Your job is to return the lines between the line holding "Convert this chart to matplotlib code." and the line holding "from matplotlib.patches import Rectangle", inclusive, exactly and with no pictures.

## Entries with chart source code
========================================

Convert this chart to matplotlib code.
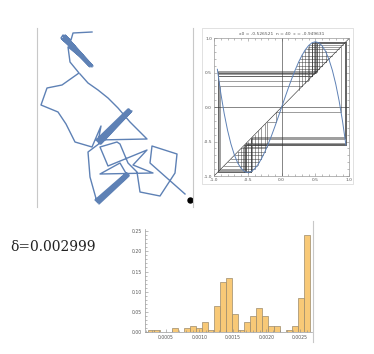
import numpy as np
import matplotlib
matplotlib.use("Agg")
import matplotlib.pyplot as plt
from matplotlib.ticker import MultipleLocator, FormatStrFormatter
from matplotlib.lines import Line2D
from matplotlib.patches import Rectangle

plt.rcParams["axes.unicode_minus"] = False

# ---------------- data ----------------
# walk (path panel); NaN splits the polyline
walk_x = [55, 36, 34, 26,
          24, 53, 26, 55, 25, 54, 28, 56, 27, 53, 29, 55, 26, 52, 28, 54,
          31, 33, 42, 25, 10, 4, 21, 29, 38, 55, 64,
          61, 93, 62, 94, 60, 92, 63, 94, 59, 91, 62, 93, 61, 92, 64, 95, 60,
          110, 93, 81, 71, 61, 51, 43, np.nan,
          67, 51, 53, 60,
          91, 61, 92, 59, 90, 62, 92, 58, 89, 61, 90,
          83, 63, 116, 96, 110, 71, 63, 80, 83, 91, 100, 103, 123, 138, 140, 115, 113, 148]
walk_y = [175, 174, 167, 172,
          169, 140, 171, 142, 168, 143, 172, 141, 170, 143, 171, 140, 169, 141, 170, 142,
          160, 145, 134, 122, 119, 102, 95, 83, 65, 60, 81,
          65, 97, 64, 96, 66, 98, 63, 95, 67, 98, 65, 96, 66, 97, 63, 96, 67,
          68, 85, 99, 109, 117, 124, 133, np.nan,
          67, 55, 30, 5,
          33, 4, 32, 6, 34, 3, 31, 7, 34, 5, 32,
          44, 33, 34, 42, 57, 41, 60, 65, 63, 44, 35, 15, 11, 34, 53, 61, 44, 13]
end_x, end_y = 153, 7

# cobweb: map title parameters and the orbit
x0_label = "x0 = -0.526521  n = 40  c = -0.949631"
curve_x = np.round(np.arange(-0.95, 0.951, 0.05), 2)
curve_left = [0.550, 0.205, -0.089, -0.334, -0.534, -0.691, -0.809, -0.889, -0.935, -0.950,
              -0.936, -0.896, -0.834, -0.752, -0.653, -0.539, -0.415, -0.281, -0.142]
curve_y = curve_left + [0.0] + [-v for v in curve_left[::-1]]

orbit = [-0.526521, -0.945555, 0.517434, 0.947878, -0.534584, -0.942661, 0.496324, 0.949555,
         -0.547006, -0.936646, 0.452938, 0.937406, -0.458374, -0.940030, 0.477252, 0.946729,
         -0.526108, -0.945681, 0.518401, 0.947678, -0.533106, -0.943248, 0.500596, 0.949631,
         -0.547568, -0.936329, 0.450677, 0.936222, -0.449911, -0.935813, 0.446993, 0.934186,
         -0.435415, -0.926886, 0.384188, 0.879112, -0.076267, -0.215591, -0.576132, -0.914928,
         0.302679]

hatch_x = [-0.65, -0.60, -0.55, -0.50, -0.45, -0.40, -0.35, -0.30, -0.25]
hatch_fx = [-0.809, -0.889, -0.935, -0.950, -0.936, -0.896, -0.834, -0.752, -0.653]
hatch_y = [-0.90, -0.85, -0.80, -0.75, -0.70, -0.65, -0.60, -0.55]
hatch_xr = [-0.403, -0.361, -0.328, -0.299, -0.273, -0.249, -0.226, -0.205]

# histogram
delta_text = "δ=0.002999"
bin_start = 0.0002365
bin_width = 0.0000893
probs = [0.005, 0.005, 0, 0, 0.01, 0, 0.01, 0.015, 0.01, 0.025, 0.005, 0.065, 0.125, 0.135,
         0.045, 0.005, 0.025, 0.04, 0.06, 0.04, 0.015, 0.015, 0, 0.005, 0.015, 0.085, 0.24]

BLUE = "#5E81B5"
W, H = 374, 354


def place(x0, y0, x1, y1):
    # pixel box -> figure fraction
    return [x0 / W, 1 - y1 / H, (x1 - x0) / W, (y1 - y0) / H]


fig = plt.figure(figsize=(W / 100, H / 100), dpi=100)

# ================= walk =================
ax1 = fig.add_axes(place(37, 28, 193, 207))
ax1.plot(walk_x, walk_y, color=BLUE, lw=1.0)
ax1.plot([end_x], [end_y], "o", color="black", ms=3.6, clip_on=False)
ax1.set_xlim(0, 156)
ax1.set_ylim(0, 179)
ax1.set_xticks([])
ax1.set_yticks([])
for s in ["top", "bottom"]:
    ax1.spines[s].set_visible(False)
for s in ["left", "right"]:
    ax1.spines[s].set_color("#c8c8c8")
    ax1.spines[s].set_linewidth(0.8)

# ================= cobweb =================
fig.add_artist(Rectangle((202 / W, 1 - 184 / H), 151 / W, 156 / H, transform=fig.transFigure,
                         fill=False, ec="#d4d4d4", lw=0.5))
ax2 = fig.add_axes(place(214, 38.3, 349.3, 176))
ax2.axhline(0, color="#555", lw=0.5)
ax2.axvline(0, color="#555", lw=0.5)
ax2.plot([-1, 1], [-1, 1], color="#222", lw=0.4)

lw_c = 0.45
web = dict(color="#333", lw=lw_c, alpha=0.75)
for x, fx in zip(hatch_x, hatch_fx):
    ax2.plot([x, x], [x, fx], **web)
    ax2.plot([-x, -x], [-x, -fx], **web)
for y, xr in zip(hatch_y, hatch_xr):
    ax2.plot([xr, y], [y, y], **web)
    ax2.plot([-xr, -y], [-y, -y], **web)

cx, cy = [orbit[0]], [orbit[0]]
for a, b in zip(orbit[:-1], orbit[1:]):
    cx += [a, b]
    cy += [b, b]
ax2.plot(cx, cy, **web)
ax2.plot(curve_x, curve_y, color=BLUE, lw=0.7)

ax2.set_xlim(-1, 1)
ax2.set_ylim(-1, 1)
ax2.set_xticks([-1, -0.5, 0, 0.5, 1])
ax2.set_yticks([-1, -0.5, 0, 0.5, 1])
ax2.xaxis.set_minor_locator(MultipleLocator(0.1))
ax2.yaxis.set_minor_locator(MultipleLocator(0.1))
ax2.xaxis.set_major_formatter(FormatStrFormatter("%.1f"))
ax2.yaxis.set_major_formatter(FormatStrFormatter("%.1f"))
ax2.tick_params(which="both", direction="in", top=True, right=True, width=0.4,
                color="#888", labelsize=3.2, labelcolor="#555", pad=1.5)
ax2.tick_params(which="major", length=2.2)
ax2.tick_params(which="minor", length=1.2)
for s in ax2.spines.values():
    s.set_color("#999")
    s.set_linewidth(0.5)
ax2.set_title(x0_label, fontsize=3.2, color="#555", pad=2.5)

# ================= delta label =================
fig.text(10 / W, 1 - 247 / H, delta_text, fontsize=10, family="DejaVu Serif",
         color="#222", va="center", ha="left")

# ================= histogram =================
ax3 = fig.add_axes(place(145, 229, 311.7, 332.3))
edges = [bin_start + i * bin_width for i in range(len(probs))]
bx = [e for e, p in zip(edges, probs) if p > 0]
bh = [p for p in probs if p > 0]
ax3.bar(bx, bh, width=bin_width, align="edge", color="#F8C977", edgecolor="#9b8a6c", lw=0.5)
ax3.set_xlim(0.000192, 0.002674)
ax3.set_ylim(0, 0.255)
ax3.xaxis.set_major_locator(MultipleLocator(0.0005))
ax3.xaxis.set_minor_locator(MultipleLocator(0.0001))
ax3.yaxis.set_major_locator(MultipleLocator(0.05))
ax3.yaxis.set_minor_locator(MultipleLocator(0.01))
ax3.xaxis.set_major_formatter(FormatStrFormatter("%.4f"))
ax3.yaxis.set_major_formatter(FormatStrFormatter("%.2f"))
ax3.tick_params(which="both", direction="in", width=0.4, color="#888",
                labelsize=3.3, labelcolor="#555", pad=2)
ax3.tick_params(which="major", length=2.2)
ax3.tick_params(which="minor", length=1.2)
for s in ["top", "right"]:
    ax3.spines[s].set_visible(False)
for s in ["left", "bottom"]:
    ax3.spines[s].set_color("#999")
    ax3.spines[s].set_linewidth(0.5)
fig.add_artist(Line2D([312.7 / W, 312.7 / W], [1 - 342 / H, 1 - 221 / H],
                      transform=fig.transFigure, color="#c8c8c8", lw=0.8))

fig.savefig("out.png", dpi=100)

========================================

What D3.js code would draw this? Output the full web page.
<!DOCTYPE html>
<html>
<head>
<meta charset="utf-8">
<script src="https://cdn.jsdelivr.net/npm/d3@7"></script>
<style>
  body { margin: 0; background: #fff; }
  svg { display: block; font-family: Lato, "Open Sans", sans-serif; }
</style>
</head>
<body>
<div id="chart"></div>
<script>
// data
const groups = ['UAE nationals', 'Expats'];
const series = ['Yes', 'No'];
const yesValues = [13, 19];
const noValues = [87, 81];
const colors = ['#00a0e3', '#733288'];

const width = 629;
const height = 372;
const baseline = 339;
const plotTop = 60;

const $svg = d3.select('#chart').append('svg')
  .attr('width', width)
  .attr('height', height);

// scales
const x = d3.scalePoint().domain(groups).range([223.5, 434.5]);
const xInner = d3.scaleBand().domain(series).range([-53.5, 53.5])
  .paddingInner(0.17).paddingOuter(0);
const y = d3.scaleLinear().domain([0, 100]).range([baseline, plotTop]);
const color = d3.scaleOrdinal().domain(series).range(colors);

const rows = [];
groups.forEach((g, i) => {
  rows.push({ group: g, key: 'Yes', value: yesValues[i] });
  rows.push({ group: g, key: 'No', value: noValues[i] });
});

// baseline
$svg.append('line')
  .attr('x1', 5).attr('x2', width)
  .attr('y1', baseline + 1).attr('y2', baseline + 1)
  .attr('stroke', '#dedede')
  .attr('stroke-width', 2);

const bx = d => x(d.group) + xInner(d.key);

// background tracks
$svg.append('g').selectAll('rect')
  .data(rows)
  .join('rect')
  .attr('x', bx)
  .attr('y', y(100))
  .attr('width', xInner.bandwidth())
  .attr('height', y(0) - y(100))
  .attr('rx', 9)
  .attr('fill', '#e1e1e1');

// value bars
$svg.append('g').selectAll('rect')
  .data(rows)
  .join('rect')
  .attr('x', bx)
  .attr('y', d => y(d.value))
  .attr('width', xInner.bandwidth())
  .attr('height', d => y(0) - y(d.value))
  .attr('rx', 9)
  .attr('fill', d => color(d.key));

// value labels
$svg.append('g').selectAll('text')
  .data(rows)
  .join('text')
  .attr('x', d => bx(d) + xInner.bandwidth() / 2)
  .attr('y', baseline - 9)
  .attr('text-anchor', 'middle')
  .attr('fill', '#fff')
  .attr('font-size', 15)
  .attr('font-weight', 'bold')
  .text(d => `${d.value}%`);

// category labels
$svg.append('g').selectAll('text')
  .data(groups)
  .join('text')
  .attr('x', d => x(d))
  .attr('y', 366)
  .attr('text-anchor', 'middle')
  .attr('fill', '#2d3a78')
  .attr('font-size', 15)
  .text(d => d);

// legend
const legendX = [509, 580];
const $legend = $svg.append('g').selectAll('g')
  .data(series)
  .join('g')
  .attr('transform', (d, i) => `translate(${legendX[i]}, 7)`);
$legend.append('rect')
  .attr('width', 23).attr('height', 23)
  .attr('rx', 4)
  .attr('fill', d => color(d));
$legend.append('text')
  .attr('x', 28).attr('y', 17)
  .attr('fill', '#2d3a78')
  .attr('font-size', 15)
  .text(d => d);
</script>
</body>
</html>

========================================

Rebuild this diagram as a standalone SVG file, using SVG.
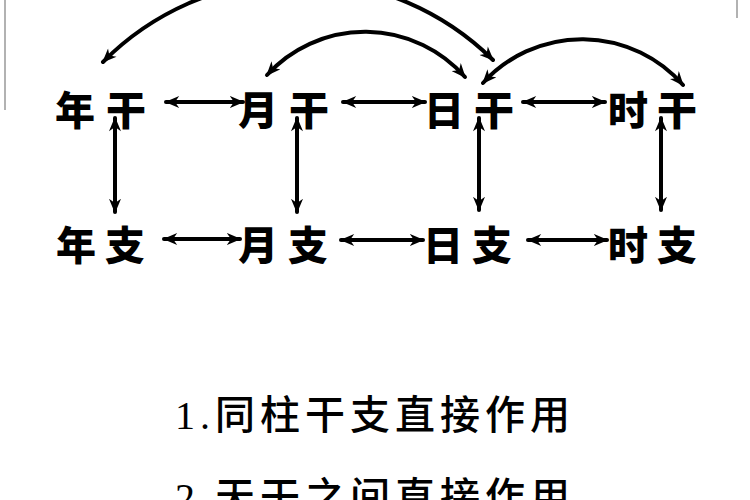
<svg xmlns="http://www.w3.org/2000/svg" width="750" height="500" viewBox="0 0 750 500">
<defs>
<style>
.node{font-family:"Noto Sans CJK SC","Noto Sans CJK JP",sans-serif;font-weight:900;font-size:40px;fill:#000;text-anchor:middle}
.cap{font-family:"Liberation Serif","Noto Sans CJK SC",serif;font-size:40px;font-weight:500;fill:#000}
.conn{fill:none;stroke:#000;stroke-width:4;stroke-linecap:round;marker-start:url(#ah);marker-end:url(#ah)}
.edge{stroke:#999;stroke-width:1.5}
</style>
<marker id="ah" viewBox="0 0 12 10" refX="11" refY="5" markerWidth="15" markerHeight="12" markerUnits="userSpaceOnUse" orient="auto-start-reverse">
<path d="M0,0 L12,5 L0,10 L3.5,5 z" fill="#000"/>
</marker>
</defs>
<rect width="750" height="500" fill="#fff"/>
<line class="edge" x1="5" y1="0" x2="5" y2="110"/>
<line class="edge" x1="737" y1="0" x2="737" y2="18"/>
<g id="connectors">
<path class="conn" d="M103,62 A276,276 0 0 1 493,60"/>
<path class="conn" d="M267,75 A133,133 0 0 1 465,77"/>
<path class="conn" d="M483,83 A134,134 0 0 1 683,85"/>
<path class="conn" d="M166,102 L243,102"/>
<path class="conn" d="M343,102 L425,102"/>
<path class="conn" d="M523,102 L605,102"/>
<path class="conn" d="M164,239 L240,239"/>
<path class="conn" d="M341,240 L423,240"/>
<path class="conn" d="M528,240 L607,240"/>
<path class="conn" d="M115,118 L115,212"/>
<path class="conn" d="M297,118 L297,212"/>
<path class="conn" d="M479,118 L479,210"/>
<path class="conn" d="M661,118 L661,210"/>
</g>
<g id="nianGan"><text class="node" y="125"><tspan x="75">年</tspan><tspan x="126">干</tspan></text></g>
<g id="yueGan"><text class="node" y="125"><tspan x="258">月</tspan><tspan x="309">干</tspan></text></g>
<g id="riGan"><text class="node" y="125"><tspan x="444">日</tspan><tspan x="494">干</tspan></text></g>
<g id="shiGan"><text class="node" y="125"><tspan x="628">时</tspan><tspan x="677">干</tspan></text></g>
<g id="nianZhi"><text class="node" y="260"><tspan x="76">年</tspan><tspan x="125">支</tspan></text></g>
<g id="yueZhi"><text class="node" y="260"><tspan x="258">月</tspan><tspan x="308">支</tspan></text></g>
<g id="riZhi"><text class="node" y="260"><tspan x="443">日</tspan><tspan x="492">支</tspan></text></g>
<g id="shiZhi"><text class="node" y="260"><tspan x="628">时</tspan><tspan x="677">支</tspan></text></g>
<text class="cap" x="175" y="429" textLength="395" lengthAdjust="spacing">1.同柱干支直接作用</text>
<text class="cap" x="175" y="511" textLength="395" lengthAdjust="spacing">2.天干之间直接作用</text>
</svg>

========================================

## Full output
Convert this chart to matplotlib code.
import numpy as np
import matplotlib
matplotlib.use("Agg")
import matplotlib.pyplot as plt
from matplotlib.ticker import MultipleLocator, FormatStrFormatter
from matplotlib.lines import Line2D
from matplotlib.patches import Rectangle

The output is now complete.